Volume of Uncleared Swaps Declines as Regulations Bite
A reduction in the level of uncleared interest rate swaps reflects broad changes in the industry as reforms by the G20 group of nations intended to promote the central clearing of derivatives kick in.
Banks are launching services aimed at simplifying the clearing process in order to help clients avoid the associated funding costs and increased complexities.
“Over the last few years the industry has undergone a significant regulatory overhaul,” said Nigel Kneafsey, chief executive of Options IT, a technology infrastructure provider. In the U.S. alone we’ve seen in the last year several new requirements stemming from the Dodd-Frank Wall Street Reform Act of 2010. Generally, regulations increase business costs and the industry looks to minimize those costs through innovation.”

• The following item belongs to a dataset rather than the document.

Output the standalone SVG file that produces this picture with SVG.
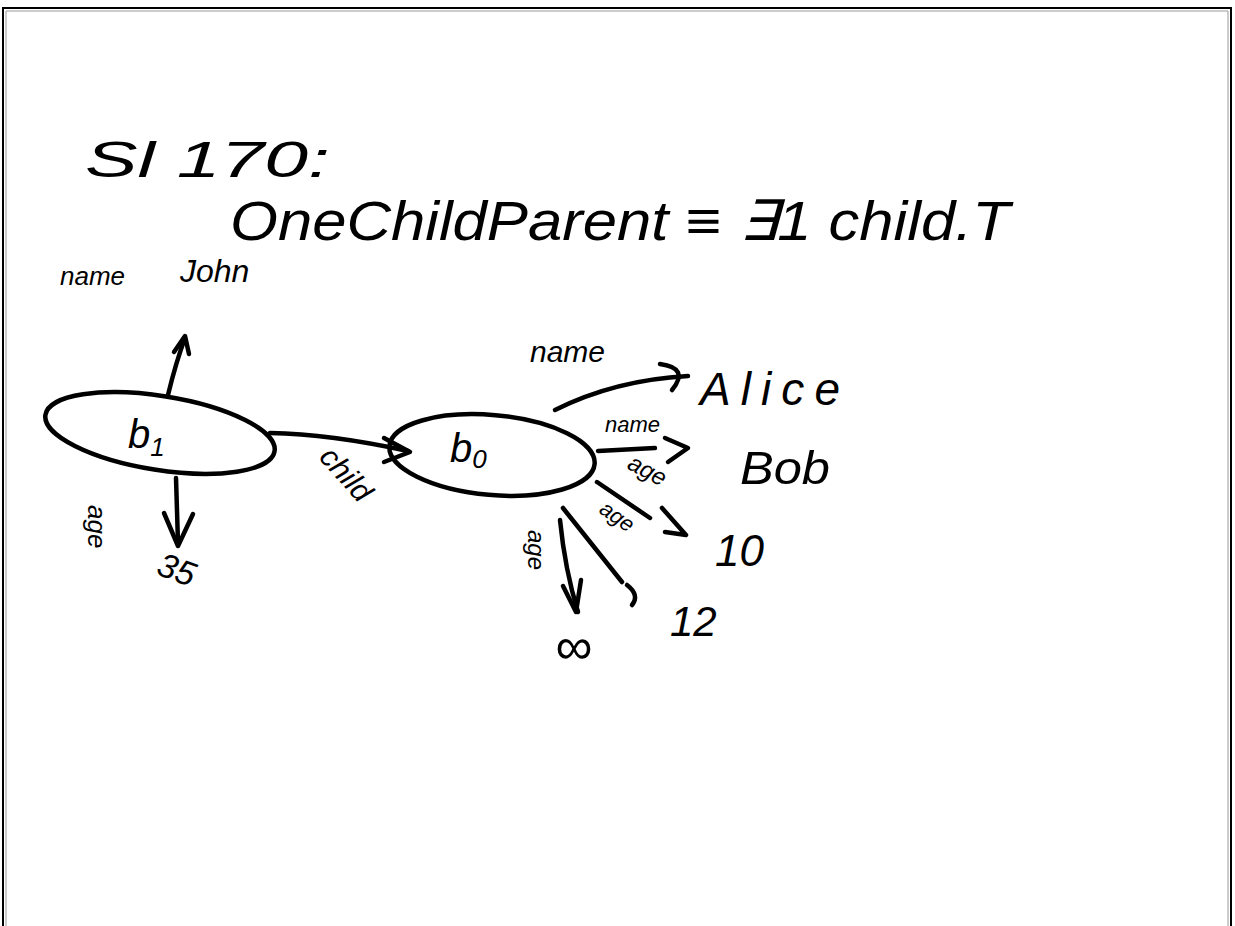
<svg xmlns="http://www.w3.org/2000/svg" width="1235" height="926" viewBox="0 0 1235 926">
<style>
.ink{fill:none;stroke:#000;stroke-width:4.5;stroke-linecap:round;stroke-linejoin:round}
.t{font-family:"Liberation Sans",Arial,sans-serif;font-style:italic;fill:#000}
.lbl{font-size:26px}
.big{font-size:46px}
</style>
<rect x="0" y="0" width="1235" height="926" fill="#fff"/>
<g id="frame">
<path d="M3,926 L3,8 L1231,8 L1231,926" fill="none" stroke="#000" stroke-width="2"/>
<path d="M6,926 L6,11 L1228,11 L1228,926" fill="none" stroke="#999" stroke-width="1"/>
</g>
<g id="title">
<text class="t" x="85" y="177" font-size="50" textLength="245" lengthAdjust="spacingAndGlyphs">Sl 170:</text>
<text class="t" x="230" y="240" font-size="56" textLength="780" lengthAdjust="spacingAndGlyphs">OneChildParent ≡ ∃1 child.T</text>
</g>
<g id="node-b1">
<ellipse class="ink" cx="160" cy="433" rx="116" ry="37" transform="rotate(9 160 433)"/>
<text class="t" x="128" y="448" font-size="40">b<tspan font-size="26" dy="8">1</tspan></text>
</g>
<g id="node-b0">
<ellipse class="ink" cx="492" cy="455" rx="103" ry="40" transform="rotate(5 492 455)"/>
<text class="t" x="450" y="462" font-size="40">b<tspan font-size="26" dy="6">0</tspan></text>
</g>
<g id="node-john"><text class="t" x="180" y="282" font-size="32">John</text></g>
<g id="node-35"><text class="t" x="0" y="0" font-size="34" transform="translate(155,574) rotate(20)">35</text></g>
<g id="node-alice"><text class="t big" x="700" y="405" textLength="140" lengthAdjust="spacing">Alice</text></g>
<g id="node-bob"><text class="t big" x="740" y="484" textLength="90" lengthAdjust="spacingAndGlyphs">Bob</text></g>
<g id="node-10"><text class="t" x="715" y="566" font-size="44">10</text></g>
<g id="node-12"><text class="t" x="670" y="636" font-size="42">12</text></g>
<g id="node-inf"><text class="t" x="555" y="664" font-size="52">∞</text></g>
<g id="connectors">
<path class="ink" d="M168,395 Q176,362 185,338"/>
<path class="ink" d="M174,352 L185,336 L189,354"/>
<text class="t lbl" x="60" y="285" font-size="30">name</text>
<path class="ink" d="M176,478 L178,543"/>
<path class="ink" d="M164,513 L178,546 L193,514"/>
<text class="t lbl" x="0" y="0" transform="translate(88,505) rotate(90)">age</text>
<path class="ink" d="M270,433 Q330,434 408,451"/>
<path class="ink" d="M384,438 L410,452 L384,462"/>
<text class="t" x="0" y="0" font-size="30" transform="translate(318,458) rotate(48)">child</text>
<path class="ink" d="M555,410 Q615,380 688,376"/>
<path class="ink" d="M660,364 Q690,368 672,390"/>
<text class="t" x="530" y="362" font-size="30">name</text>
<path class="ink" d="M598,451 L655,448"/>
<path class="ink" d="M665,438 L688,448 L668,462"/>
<text class="t" x="605" y="432" font-size="22">name</text>
<path class="ink" d="M597,482 L650,518"/>
<path class="ink" d="M662,508 L686,535 L665,532"/>
<text class="t" x="0" y="0" font-size="24" transform="translate(626,468) rotate(28)">age</text>
<path class="ink" d="M563,508 L622,582"/>
<path class="ink" d="M627,585 Q640,595 632,605"/>
<text class="t" x="0" y="0" font-size="22" transform="translate(598,512) rotate(35)">age</text>
<path class="ink" d="M560,520 Q565,570 578,612"/>
<path class="ink" d="M563,586 L576,612 L581,580"/>
<text class="t" x="0" y="0" font-size="24" transform="translate(528,530) rotate(90)">age</text>
</g>
</svg>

The International Swaps and Derivatives Association (ISDA), a trade body, reported that during the second half of 2011, the volume of uncleared interest rate swaps fell 15.1% to $122 trillion, and was smaller than volumes reported for all other periods except 2010.
The reduced level of uncleared swaps reflects new interest rate swap products becoming eligible for clearing at SwapClear, LCH.Clearnet’s global clearing service for interest rate swaps which currently clears more than 50% of the market, in the latter part of 2011, and very modest amounts of client clearing.
In the U.S., the Commodity Futures Trading Commission (CFTC) has proposed a rule under Dodd-Frank that would establish margin requirements for uncleared swaps for swap dealers and major swap participants that are not banks.
Under the CFTC’s proposed rules, a non-bank swap entity would be required to have credit support arrangements (CSAs) in place with all of its counterparties.
Many non-financial entities enter into agreements with multiple swap dealers so they can benefit from the transparency and pricing benefits of requiring multiple dealers to compete for their business. They would be required to renegotiate multiple agreements to add CSAs with multiple dealers.
For those that do have a CSA in place, the variation margin above the threshold is typically bilateral where either the swap dealer or the end user can post or collect collateral depending on the net position of the portfolio with respect to the threshold set in the CSA.
Consolidation within the industry has left banks with complex organizations, costly redundancies and multiple product lines across the business. Increasingly, these ad hoc infrastructures fall short of satisfying the needs of customers, shareholders, regulators and employees.
“The industry has reached a point of no return that demands a fundamental transformation of business and operating models,” said Keith Saxton, director of global banking and financial markets at computer services group IBM. “Maximizing risk adjusted returns on capital and liquidity in a way that also delivers compliance will become the new differentiator of success.”
The Basel Committee on Banking Supervision (BCBS) and the International Organization of Securities Commissions (Iosco), both regulatory bodies, have issued a consultation paper on margin requirements for non-centrally-cleared derivatives.
The BCBS and Iosco are proposing that all financial firms and systemically-important non-financial entities that engage in non-centrally-cleared derivatives must exchange initial and variation margin as appropriate to the risks posed by such transactions.
“Looking ahead, it may be difficult to make much further progress on the notional amount of uncleared interest rate swaps until client clearing begins in earnest in 2013,” said ISDA.